Embraer reports “landmark” year

By Ken Pole | March 3, 2016

Estimated reading time 2 minutes, 38 seconds.

Embraer S.A. had a “landmark” year in 2015 and expects to do even better this year, chief financial officer José Antônio de Almeida Filippo said during a March 3 teleconference from the company’s São José dos Campos headquarters. A US$22.5 billion firm backlog at year-end was called “the highest position in the history of the company.”

Also executive vice president of finance and investor relations, Filippo reported that Embraer’s commercial division exceeded expectations by delivering 101 aircraft and that deliveries of 120 (82 light and 38 large) executive jets were on target. Both divisions’ deliveries were up from 2014, when the commercial and executive jet totals were 92 and 116 (92 light and 24 large), respectively.

New operators of the company’s line of E-Jet narrow-body medium-range twins confirmed their “popularity,” boosting firm orders to 1,704. Filippo, speaking through a translator, highlighted the rollout a week earlier of the first of three second-generation E-Jets, which the company has said would position Embraer better to compete with Bombardier’s two C Series aircraft.

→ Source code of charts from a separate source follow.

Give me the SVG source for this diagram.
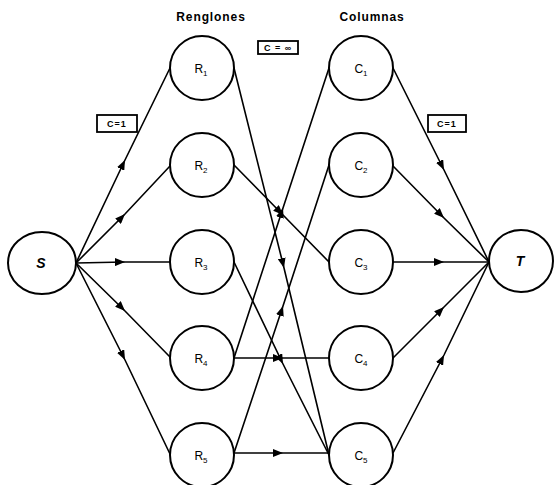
<svg xmlns="http://www.w3.org/2000/svg" width="554" height="485" viewBox="0 0 554 485">
<style>
.node{fill:#fff;stroke:#000;stroke-width:2}
.edge{fill:none;stroke:#000;stroke-width:1.6;marker-mid:url(#arr)}
.lbl{font-family:"Liberation Sans",Arial,sans-serif;font-size:12px;fill:#000;text-anchor:middle}
.sub{font-size:8px}
.st{font-family:"Liberation Sans",Arial,sans-serif;font-size:14px;font-style:italic;font-weight:bold;fill:#000;text-anchor:middle}
.title{font-family:"Liberation Sans",Arial,sans-serif;font-size:12px;font-weight:bold;letter-spacing:0.9px;fill:#000;text-anchor:middle}
.cap{fill:#fff;stroke:#000;stroke-width:1.8}
.capt{font-family:"Liberation Sans",Arial,sans-serif;font-size:9px;font-weight:bold;letter-spacing:1px;fill:#000;text-anchor:middle}
</style>
<defs>
<marker id="arr" markerUnits="userSpaceOnUse" markerWidth="10" markerHeight="8" refX="10" refY="4" orient="auto">
<path d="M0,0 L10,4 L0,8 z" fill="#000"/>
</marker>
</defs>
<rect width="554" height="485" fill="#fff"/>
<g id="connectors">
<path class="edge" d="M76,263 L125,160 L170,68"/>
<path class="edge" d="M76,263 L125,214 L170,166"/>
<path class="edge" d="M76,263 L125,262 L170,262"/>
<path class="edge" d="M76,263 L125,311 L170,357"/>
<path class="edge" d="M76,263 L125,360 L170,454"/>
<path class="edge" d="M234,68 L284,268 L329,455"/>
<path class="edge" d="M234,165 L283,215 L329,262"/>
<path class="edge" d="M234,262 L283,364 L329,455"/>
<path class="edge" d="M234,358 L283,208 L329,68"/>
<path class="edge" d="M234,358 L283,358 L329,358"/>
<path class="edge" d="M234,453 L283,306 L329,165"/>
<path class="edge" d="M234,453 L283,453 L329,453"/>
<path class="edge" d="M393,68 L444,170 L489,262"/>
<path class="edge" d="M393,166 L444,218 L489,262"/>
<path class="edge" d="M393,262 L444,262 L489,262"/>
<path class="edge" d="M393,358 L444,307 L489,262"/>
<path class="edge" d="M393,453 L444,355 L489,262"/>
</g>
<g id="S"><ellipse class="node" cx="42" cy="263" rx="34" ry="31"/><text class="st" x="41" y="268">S</text></g>
<g id="R1"><circle class="node" cx="202" cy="68" r="32"/><text class="lbl" x="201" y="73">R<tspan class="sub" dy="3">1</tspan></text></g>
<g id="R2"><circle class="node" cx="202" cy="165" r="32"/><text class="lbl" x="201" y="170">R<tspan class="sub" dy="3">2</tspan></text></g>
<g id="R3"><circle class="node" cx="202" cy="262" r="32"/><text class="lbl" x="201" y="267">R<tspan class="sub" dy="3">3</tspan></text></g>
<g id="R4"><circle class="node" cx="202" cy="358" r="32"/><text class="lbl" x="201" y="363">R<tspan class="sub" dy="3">4</tspan></text></g>
<g id="R5"><circle class="node" cx="202" cy="455" r="32"/><text class="lbl" x="201" y="460">R<tspan class="sub" dy="3">5</tspan></text></g>
<g id="C1"><circle class="node" cx="361" cy="68" r="32"/><text class="lbl" x="361" y="73">C<tspan class="sub" dy="3">1</tspan></text></g>
<g id="C2"><circle class="node" cx="361" cy="165" r="32"/><text class="lbl" x="361" y="170">C<tspan class="sub" dy="3">2</tspan></text></g>
<g id="C3"><circle class="node" cx="361" cy="262" r="32"/><text class="lbl" x="361" y="267">C<tspan class="sub" dy="3">3</tspan></text></g>
<g id="C4"><circle class="node" cx="361" cy="358" r="32"/><text class="lbl" x="361" y="363">C<tspan class="sub" dy="3">4</tspan></text></g>
<g id="C5"><circle class="node" cx="361" cy="455" r="32"/><text class="lbl" x="361" y="460">C<tspan class="sub" dy="3">5</tspan></text></g>
<g id="T"><ellipse class="node" cx="521" cy="261" rx="32" ry="31"/><text class="st" x="520" y="266" font-weight="normal">T</text></g>
<g id="titles">
<text class="title" x="211" y="21">Renglones</text>
<text class="title" x="372" y="21">Columnas</text>
</g>
<g id="capacities">
<rect class="cap" x="97" y="115" width="40" height="17"/><text class="capt" x="117" y="127">C=1</text>
<rect class="cap" x="258" y="41" width="40" height="13"/><text class="capt" x="278" y="51">C = ∞</text>
<rect class="cap" x="428" y="115" width="38" height="17"/><text class="capt" x="447" y="127">C=1</text>
</g>
</svg>
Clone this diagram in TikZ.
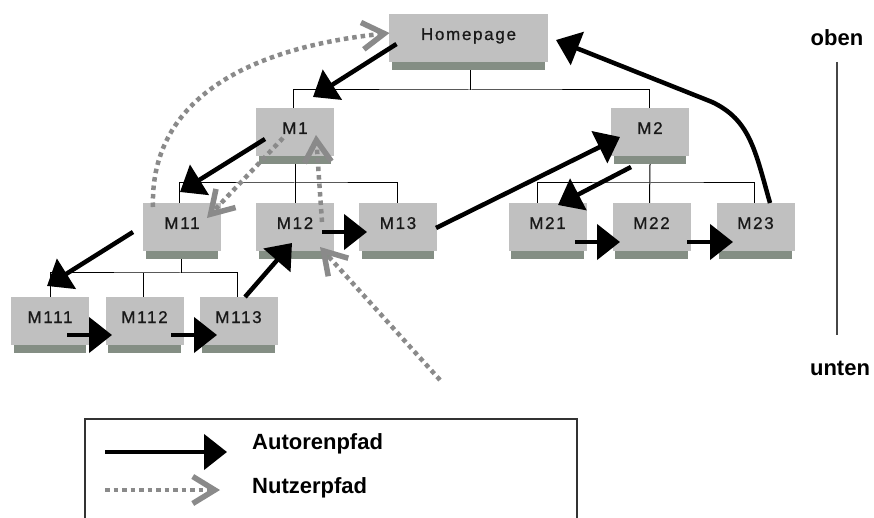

The executive jet business remains strong and the 38 large platforms delivered last year included two Lineage 1000s to customers in the United States. Filippo said Embraer had added an executive jet to its order books for each one delivered last year, and that its Phenom 300 posted the most deliveries in its market segment for the third consecutive year. That, he added, was “a very important landmark that confirms the  quality and recognition of this project in the market.” He also said that three Legacy 450s had been delivered after certification last year.

In its military portfolio, “the cycle of development continues” on the KC-390, which Embraer has pitched as the Royal Canadian Air Force’s next fixed-wing search and rescue platform. Filippo suggested that some elements of the program had been rescheduled because of governments’ “capacity to pay,” but he still expected deliveries to begin in 2017. “This year and next year . . . are important years for the development of this product.”

The high-wing twin jet KC-390 is part of what he said is Embraer’s determination to reduce its dependence on the civil market, where commercial sales have accounted for 56 per cent of the company’s total revenues, compared with 30 per cent from executive jets and 13 per cent from military sales.